*Instructions for the task*: Copy out every line that contains the word "image".

*Information supplied*:

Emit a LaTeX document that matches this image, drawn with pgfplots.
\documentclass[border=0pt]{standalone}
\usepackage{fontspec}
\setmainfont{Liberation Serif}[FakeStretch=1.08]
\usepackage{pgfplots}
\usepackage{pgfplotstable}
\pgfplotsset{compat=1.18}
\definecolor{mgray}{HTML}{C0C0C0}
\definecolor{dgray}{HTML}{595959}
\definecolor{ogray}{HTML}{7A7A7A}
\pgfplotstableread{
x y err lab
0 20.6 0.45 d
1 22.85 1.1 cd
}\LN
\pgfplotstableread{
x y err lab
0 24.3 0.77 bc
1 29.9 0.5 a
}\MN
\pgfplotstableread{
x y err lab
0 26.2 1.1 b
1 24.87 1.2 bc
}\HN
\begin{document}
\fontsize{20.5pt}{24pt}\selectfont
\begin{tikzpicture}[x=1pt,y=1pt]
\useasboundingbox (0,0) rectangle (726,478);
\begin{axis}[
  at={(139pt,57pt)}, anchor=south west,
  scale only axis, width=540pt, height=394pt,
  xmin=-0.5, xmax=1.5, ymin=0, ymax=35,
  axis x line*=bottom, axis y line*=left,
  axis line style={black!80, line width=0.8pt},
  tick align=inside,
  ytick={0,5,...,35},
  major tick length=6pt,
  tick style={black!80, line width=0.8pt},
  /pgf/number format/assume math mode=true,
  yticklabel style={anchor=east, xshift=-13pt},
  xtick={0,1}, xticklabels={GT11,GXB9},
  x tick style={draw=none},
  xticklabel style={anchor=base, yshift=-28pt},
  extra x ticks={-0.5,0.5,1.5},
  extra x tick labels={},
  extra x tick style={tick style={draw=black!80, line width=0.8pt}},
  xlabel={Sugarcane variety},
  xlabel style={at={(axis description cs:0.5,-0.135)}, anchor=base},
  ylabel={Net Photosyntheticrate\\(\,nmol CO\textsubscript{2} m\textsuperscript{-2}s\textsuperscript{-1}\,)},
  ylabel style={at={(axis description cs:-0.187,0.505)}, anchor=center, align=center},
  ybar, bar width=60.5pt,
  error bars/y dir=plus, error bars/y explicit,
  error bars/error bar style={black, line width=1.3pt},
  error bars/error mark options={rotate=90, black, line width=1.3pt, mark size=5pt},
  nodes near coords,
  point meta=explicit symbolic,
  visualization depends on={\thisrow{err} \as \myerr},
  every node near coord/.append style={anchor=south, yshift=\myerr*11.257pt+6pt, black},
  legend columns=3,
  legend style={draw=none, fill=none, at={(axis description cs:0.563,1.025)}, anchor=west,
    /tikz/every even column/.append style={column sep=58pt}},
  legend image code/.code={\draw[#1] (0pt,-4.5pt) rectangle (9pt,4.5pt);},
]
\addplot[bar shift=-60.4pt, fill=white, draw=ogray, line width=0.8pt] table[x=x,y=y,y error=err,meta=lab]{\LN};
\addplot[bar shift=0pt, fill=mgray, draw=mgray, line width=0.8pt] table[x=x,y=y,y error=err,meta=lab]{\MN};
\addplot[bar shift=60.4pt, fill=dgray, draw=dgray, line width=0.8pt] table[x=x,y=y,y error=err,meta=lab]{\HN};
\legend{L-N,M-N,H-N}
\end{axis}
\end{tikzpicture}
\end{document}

...

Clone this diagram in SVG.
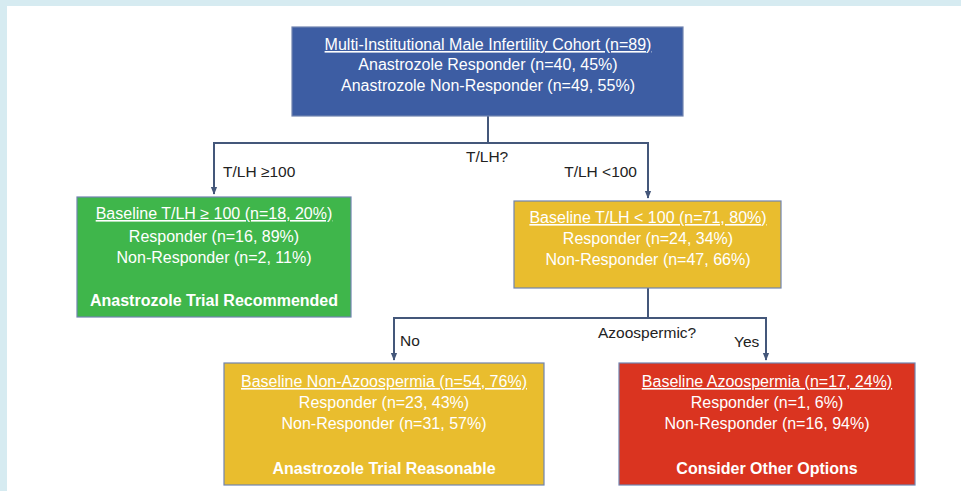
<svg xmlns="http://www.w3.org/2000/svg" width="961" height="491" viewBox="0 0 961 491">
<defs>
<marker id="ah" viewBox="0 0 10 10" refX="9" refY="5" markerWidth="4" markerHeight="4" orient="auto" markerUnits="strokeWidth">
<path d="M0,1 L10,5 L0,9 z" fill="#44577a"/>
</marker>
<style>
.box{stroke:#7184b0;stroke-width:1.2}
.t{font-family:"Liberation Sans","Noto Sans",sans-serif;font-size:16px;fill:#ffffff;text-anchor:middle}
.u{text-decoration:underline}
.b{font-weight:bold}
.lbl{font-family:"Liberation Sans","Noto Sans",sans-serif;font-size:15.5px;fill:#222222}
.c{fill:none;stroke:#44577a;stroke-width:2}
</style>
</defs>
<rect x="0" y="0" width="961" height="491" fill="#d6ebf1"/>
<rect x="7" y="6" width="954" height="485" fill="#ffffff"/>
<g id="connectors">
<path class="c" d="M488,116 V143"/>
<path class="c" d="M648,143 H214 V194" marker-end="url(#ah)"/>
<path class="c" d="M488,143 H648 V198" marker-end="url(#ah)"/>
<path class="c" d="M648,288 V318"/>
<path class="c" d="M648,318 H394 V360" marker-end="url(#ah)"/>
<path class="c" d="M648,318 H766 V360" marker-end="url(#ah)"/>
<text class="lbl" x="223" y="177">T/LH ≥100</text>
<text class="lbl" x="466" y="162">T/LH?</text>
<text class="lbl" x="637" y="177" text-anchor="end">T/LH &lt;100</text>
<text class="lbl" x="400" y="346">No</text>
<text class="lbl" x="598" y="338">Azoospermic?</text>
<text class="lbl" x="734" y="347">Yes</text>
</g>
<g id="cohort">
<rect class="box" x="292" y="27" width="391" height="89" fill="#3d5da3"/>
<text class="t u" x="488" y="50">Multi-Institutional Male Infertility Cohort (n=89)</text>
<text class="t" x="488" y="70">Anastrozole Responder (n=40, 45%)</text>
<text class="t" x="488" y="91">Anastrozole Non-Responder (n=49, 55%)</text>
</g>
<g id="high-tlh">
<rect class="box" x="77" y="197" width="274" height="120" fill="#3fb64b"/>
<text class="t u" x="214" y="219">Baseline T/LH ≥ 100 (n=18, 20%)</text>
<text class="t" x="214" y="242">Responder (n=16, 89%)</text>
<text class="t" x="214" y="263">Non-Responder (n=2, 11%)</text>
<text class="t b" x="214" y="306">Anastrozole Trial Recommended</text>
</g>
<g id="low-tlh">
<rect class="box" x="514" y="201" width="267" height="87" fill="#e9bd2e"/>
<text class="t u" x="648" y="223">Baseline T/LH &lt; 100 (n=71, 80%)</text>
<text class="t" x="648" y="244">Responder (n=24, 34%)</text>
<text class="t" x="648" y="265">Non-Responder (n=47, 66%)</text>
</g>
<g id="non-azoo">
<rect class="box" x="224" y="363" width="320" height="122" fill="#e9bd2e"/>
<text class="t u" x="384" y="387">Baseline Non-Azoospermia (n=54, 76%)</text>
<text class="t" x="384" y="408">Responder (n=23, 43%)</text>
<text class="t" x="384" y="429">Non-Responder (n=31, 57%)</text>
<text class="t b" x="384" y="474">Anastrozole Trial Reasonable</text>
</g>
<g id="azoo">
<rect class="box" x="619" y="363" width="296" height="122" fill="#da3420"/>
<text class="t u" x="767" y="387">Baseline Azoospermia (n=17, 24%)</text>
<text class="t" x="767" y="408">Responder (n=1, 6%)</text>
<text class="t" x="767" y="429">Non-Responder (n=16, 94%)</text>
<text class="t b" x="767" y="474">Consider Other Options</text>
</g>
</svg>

---

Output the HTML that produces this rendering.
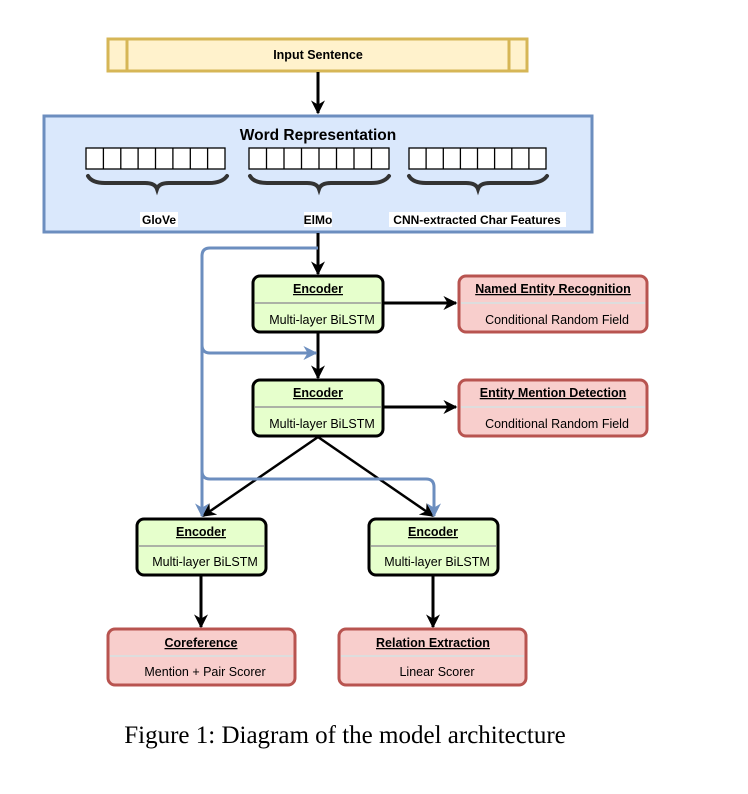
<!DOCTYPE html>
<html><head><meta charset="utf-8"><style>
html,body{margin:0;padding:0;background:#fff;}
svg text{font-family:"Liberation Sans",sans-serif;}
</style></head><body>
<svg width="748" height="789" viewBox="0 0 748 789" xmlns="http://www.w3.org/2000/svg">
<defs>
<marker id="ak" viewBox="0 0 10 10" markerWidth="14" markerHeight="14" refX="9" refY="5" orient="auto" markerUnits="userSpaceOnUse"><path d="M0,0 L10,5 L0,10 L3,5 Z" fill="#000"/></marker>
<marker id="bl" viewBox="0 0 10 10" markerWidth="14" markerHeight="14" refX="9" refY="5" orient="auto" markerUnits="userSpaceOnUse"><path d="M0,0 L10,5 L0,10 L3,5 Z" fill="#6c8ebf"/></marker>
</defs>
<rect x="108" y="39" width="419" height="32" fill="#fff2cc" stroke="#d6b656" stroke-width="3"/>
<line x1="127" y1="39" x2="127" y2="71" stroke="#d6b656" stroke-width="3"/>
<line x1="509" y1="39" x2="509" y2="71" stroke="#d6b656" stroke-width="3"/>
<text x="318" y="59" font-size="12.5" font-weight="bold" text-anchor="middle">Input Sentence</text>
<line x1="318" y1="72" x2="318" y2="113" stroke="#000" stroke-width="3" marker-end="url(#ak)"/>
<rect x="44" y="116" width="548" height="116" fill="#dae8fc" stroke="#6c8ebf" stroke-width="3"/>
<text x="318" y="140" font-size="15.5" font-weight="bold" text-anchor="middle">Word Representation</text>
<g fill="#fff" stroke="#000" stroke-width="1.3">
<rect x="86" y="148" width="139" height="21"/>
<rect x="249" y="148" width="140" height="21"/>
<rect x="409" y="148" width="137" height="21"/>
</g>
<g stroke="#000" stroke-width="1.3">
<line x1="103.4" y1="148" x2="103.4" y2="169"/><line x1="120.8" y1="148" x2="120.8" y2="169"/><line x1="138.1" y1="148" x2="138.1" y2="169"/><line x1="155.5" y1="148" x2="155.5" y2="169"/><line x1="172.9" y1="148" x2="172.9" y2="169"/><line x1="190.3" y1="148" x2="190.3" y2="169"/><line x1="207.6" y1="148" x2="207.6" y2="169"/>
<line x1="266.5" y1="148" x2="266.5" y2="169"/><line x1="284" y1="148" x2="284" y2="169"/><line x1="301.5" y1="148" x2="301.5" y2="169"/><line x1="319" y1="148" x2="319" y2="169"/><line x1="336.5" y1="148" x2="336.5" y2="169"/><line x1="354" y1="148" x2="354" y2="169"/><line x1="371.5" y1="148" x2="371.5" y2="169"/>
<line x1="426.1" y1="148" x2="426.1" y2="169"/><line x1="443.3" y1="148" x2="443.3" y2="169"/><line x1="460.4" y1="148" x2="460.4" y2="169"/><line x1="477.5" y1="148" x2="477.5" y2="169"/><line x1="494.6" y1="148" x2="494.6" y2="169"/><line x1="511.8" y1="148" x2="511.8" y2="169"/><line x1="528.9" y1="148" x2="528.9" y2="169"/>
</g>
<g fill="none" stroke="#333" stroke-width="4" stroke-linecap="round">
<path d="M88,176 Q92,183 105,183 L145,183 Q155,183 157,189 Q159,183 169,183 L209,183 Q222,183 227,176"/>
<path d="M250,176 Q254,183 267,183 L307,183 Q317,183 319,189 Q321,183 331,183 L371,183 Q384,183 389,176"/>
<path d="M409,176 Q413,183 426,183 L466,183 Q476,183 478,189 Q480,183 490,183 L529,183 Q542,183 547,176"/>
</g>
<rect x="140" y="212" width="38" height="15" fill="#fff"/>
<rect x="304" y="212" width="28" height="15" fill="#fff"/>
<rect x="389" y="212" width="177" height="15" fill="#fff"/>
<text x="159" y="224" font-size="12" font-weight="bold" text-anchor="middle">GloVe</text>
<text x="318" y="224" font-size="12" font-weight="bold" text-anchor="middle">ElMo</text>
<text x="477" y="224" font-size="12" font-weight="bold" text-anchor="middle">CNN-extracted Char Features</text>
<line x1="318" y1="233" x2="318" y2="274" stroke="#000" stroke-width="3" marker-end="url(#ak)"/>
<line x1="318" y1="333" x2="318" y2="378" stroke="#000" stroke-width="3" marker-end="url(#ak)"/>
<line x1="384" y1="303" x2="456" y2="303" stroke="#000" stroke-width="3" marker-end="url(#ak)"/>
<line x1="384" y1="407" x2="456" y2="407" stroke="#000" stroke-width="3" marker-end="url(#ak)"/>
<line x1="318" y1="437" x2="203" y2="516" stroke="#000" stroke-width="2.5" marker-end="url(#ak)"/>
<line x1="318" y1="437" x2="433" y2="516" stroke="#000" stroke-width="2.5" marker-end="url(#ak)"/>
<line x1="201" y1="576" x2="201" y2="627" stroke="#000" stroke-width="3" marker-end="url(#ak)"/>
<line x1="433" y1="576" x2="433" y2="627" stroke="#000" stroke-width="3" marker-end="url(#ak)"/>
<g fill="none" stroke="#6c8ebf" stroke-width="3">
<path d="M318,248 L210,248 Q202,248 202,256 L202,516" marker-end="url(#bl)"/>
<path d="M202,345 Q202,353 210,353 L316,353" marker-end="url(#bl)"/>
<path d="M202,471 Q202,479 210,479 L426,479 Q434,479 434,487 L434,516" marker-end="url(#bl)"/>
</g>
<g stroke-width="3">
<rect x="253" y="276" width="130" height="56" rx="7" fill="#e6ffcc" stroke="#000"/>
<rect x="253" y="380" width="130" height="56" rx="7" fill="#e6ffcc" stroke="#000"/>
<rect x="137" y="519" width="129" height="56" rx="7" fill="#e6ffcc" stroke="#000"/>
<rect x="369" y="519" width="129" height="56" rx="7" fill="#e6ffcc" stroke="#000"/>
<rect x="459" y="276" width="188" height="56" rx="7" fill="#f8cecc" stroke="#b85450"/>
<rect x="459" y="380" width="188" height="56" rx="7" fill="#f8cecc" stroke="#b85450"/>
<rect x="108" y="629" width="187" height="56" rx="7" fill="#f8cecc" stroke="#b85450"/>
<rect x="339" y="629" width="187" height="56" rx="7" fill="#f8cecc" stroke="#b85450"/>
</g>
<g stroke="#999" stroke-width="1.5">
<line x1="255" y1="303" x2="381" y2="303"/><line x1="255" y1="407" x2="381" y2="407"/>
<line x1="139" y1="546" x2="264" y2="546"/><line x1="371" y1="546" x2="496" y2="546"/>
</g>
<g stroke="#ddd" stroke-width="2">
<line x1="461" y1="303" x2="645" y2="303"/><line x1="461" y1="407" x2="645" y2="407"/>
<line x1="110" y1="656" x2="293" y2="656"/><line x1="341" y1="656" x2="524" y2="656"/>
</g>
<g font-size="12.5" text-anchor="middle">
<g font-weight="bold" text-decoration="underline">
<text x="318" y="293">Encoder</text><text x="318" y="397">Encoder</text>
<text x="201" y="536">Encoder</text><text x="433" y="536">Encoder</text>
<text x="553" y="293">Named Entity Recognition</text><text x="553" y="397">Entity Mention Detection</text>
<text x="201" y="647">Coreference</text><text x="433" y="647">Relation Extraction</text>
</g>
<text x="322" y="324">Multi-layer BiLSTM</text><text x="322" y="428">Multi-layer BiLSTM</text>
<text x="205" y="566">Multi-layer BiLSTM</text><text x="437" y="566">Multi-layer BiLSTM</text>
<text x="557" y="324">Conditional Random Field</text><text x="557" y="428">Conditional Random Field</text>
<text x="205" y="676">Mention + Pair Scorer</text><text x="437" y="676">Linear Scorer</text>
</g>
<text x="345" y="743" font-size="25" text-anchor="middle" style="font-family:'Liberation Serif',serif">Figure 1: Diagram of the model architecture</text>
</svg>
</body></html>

*Expected output*:
Emit a LaTeX document that matches this image, drawn with pgfplots.
  legend image code/.code={\draw[#1] (0pt,-4.5pt) rectangle (9pt,4.5pt);},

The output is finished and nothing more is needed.